### GIVEN INFORMATION
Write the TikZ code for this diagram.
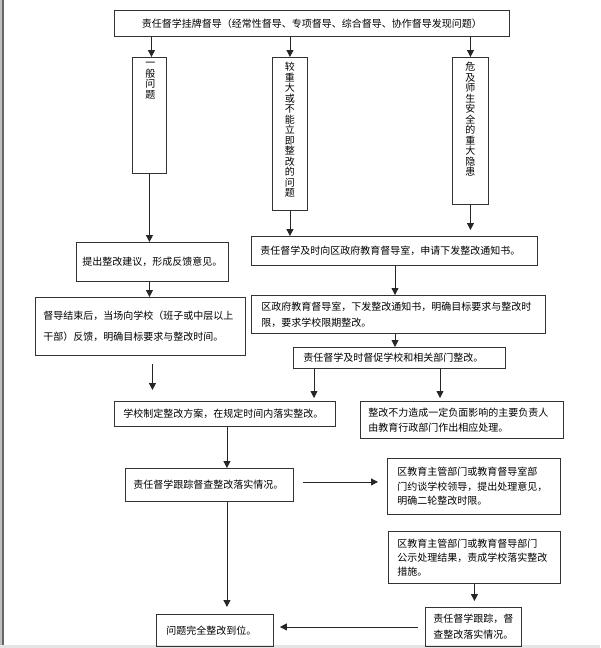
\documentclass[tikz,border=0pt]{standalone}
\usepackage{fontspec}
\setmainfont{Noto Sans CJK SC}
\usetikzlibrary{arrows.meta,calc}
\begin{document}
\begin{tikzpicture}[x=1pt,y=-1pt,
  box/.style={draw=black!80, line width=0.9pt, anchor=north west, inner xsep=9pt, inner ysep=0pt, align=left, font=\fontsize{10}{15}\selectfont},
  arr/.style={draw=black!85, line width=0.8pt, -{Triangle[length=7pt,width=7pt]}},
  vtxt/.style={align=center, font=\fontsize{10}{10.5}\selectfont, anchor=north, inner sep=0pt}]
\useasboundingbox (0,0) rectangle (600,648);
\fill[white] (0,0) rectangle (600,648);
\fill[black!25] (0,0) rectangle (2,648);
\fill[black!60] (2,0) rectangle (4,648);
\fill[black!10] (0,645) rectangle (600,648);

% boxes
\node[box, align=center, minimum width=395pt, minimum height=26pt, text width=377pt] (top) at (114,10) {责任督学挂牌督导（经常性督导、专项督导、综合督导、协作督导发现问题）};
\node[box, minimum width=34pt, minimum height=116pt] (b1) at (132,57) {};
\node[box, minimum width=35pt, minimum height=153pt] (b2) at (272,57) {};
\node[box, minimum width=36pt, minimum height=147pt] (b3) at (452,57) {};
\node[vtxt] (b1t) at ($(b1.north)+(1,5)$) {一\\般\\问\\题};
\node[vtxt] (b2t) at ($(b2.north)+(0,5)$) {较\\重\\大\\或\\不\\能\\立\\即\\整\\改\\的\\问\\题};
\node[vtxt] (b3t) at ($(b3.north)+(0,5)$) {危\\及\\师\\生\\安\\全\\的\\重\\大\\隐\\患};

\node[box, align=center, inner xsep=5pt, minimum width=152pt, minimum height=39pt, text width=142pt] (p1) at (76,242) {提出整改建议，形成反馈意见。\\[6pt]};
\node[box, minimum width=286pt, minimum height=29pt, text width=268pt] (s1) at (251,236) {责任督学及时向区政府教育督导室，申请下发整改通知书。};
\node[box, inner xsep=8pt, font=\fontsize{10}{21}\selectfont, minimum width=210pt, minimum height=58pt, text width=194pt] (d1) at (35,297) {督导结束后，当场向学校（班子或中层以上\\干部）反馈，明确目标要求与整改时间。};
\node[box, inner xsep=10pt, font=\fontsize{10}{16}\selectfont, minimum width=294pt, minimum height=38pt, text width=274pt] (q1) at (251,295) {区政府教育督导室，下发整改通知书，明确目标要求与整改时\\限，要求学校限期整改。};
\node[box, inner xsep=10pt, minimum width=212pt, minimum height=21pt, text width=192pt] (c1) at (293,347) {责任督学及时督促学校和相关部门整改。};
\node[box, minimum width=221pt, minimum height=25pt, text width=203pt] (x1) at (114,401) {学校制定整改方案，在规定时间内落实整改。};
\node[box, inner xsep=8pt, minimum width=203pt, minimum height=37pt, text width=187pt] (z1) at (360,401) {整改不力造成一定负面影响的主要负责人\\由教育行政部门作出相应处理。};
\node[box, inner xsep=8pt, minimum width=168pt, minimum height=33pt, text width=152pt] (t1) at (125,468) {责任督学跟踪督查整改落实情况。\\[3pt]};
\node[box, inner xsep=10pt, font=\fontsize{10}{14.5}\selectfont, minimum width=173pt, minimum height=56pt, text width=153pt] (y1) at (387,458) {区教育主管部门或教育督导室部\\门约谈学校领导，提出处理意见，\\明确二轮整改时限。};
\node[box, inner xsep=9pt, font=\fontsize{10}{14}\selectfont, minimum width=172pt, minimum height=52pt, text width=154pt] (g1) at (388,531) {区教育主管部门或教育督导部门\\公示处理结果，责成学校落实整改\\措施。};
\node[box, inner xsep=10pt, minimum width=117pt, minimum height=32pt, text width=97pt] (w1) at (156,614) {问题完全整改到位。};
\node[box, inner xsep=8pt, font=\fontsize{10}{16}\selectfont, minimum width=96pt, minimum height=39pt, text width=80pt] (k1) at (425,607) {责任督学跟踪，督\\查整改落实情况。};

% helper coordinates
\coordinate (cs) at ($(s1.south west)+(144,0)$);
\coordinate (cc1) at ($(c1.south west)+(21,0)$);
\coordinate (cc2) at ($(c1.south west)+(147,0)$);
\coordinate (cx) at ($(x1.south)+(2,0)$);
\coordinate (ct) at ($(t1.east)+(0,-3)$);
\coordinate (cb1) at ($(b1.north)+(2,0)$);

% connectors
\draw[arr] (top.south -| cb1) -- (cb1);
\draw[arr] (top.south -| b2.north) -- (b2.north);
\draw[arr] (top.south -| b3.north) -- (b3.north);
\draw[arr] (b1.south) -- (b1.south |- p1.north);
\draw[arr] (b2.south) -- (b2.south |- s1.north);
\draw[arr, shorten >=6pt] (b3.south) -- (b3.south |- s1.north);
\draw[arr] (p1.south -| b1.south) -- (b1.south |- d1.north);
\draw[arr] (cs) -- (cs |- q1.north);
\draw[arr] (cs |- q1.south) -- (cs |- c1.north);
\draw[arr, shorten <=8pt, shorten >=11pt] (p1.south |- d1.south) -- (p1.south |- x1.north);
\draw[arr, shorten >=3pt] (cc1) -- (cc1 |- x1.north);
\draw[arr, shorten >=3pt] (cc2) -- (cc2 |- z1.north);
\draw[arr] (cx) -- (cx |- t1.north);
\draw[arr, shorten <=9pt, shorten >=9pt] (ct) -- (ct -| y1.west);
\draw[arr, shorten >=7pt] (cx |- t1.south) -- (cx |- w1.north);
\draw[arr, shorten >=6pt] (g1.south) -- (g1.south |- k1.north);
\draw[arr, shorten <=7pt, shorten >=6pt] (k1.west) -- (k1.west -| w1.east);
\end{tikzpicture}
\end{document}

### EXERCISE INSTRUCTIONS
Copy nothing but the lines from the top of the data down to the line containing "(0,645) rectangle (600,648);", and leave the pictures out.

### RESULT OF THIS EXERCISE
Write the TikZ code for this diagram.
\documentclass[tikz,border=0pt]{standalone}
\usepackage{fontspec}
\setmainfont{Noto Sans CJK SC}
\usetikzlibrary{arrows.meta,calc}
\begin{document}
\begin{tikzpicture}[x=1pt,y=-1pt,
  box/.style={draw=black!80, line width=0.9pt, anchor=north west, inner xsep=9pt, inner ysep=0pt, align=left, font=\fontsize{10}{15}\selectfont},
  arr/.style={draw=black!85, line width=0.8pt, -{Triangle[length=7pt,width=7pt]}},
  vtxt/.style={align=center, font=\fontsize{10}{10.5}\selectfont, anchor=north, inner sep=0pt}]
\useasboundingbox (0,0) rectangle (600,648);
\fill[white] (0,0) rectangle (600,648);
\fill[black!25] (0,0) rectangle (2,648);
\fill[black!60] (2,0) rectangle (4,648);
\fill[black!10] (0,645) rectangle (600,648);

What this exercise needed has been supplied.